Modeling Guide

SAP Vora Ingestor

The SAP Vora Ingestor operator allows you to dynamically ingest data into SAP Vora based on incoming records messages. The DB table and its column definitions are determined by the metadata included in the message under attribute "vora.record.definition". This metadata is typically generated by SAP Vora PreIngestor. For more information, refer to the documentation for SAP Vora PreIngestor.

Sample Graph

Description

com.sap.demo.vora.ingestion.avro_ingestion_example_disk

Reading avro messages from kafka and writing to vora disk engine.

com.sap.demo.vora.ingestion.avro_ingestion_example_series

Reading avro messages from kafka and writing to vora timeseries engine.

com.sap.demo.vora.ingestion.csv_ingestion_example2_disk

Generating csv messages and writing to vora disk engine

com.sap.demo.vora.ingestion.csv_ingestion_example2_series

Generating csv messages and writing to vora timeseries engine.

com.sap.demo.vora.ingestion.csv_ingestion_example3_disk

Generating csv messages and writing to vora disk engine using an avro schema with additional metadata to customize the table.

com.sap.demo.vora.ingestion.json_ingestion_example2_disk

Generating JSON messages and writing to vora disk engine.

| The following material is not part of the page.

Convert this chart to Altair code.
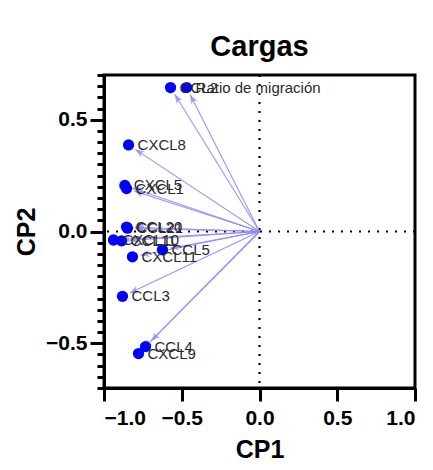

com.sap.demo.vora.ingestion.rec_ingestion_example2_disk

Generating record messages and writing to vora disk engine.

Configuration Parameters

Parameter

Type

Description

connectionType

string

The connection to SAP Vora can be configured directly using dsn or indirectly using connection.

Default: "dsn"

dsn

string

A valid data source name in the format v2://host:port/?binary=true. Make sure that you add /?binary=true to the end, because only binary transfer is available for the SAP Vora Transaction Coordinator.

Default: "v2://localhost:2204/?binary=true"

user

string

The user name if the connection is configured using dsn.

Default: ""

password

string

The password if the connection is configured using dsn.

Default: ""

connection

object

A valid connection configuration provided by ConnectionManager.

aggregation

bool

Enables the automatic aggregation of records to trigger a series of bulk inserts independently of the number of records contained in each Avro message.

Default: false

aggregateMaxBytes

int

Limits the maximal size of the aggregated records in bytes under the auto-aggregation mode. Until the aggregated records reach this limit, the records are aggregated.

Default: 4194304

aggregateMaxRecs

int

Limits the maximal number of the aggregated records under the auto-aggregation mode. Until the aggregated records reach this limit, the records are aggregated.

Default: 1000

aggregateMaxTime

int

Limits the maximal time in milliseconds to wait until flushing the aggregated records that have not reached the size constraints.

Default: 2000

databaseSchema

string

The database schema name.

Default: "TPCH"

engineType

string

The engine type ("DISK" or "SERIES").

Default: "DISK"

partitionKeyRegex

string

A regular expression to match some Avro field names to identify the partition key.

Default: ""

partitionCriterion

string

A partition function.

Default: false

tableType

string

The table type ("STREAMING").

Default: "STREAMING"

ingestionMode

string

The ingestion mode INSERT or UPSERT

Default: "INSERT"

primaryKeyRegex

string

A regular expression to match some record field names to identify the primary keys. The primary keys may be specified in the avro schema and this parameter is only useful when the primary keys are not specified in the avro schema.

Default: ""

Input

Input

Type

Description

in

message

Accepts record messages to be processed.

Output

Output

Type

Description

out

message

Messages with the header properties that indicate the commit progress. If the input message does not contain a commit token (i.e., message header message.commit.token), no output will be generated.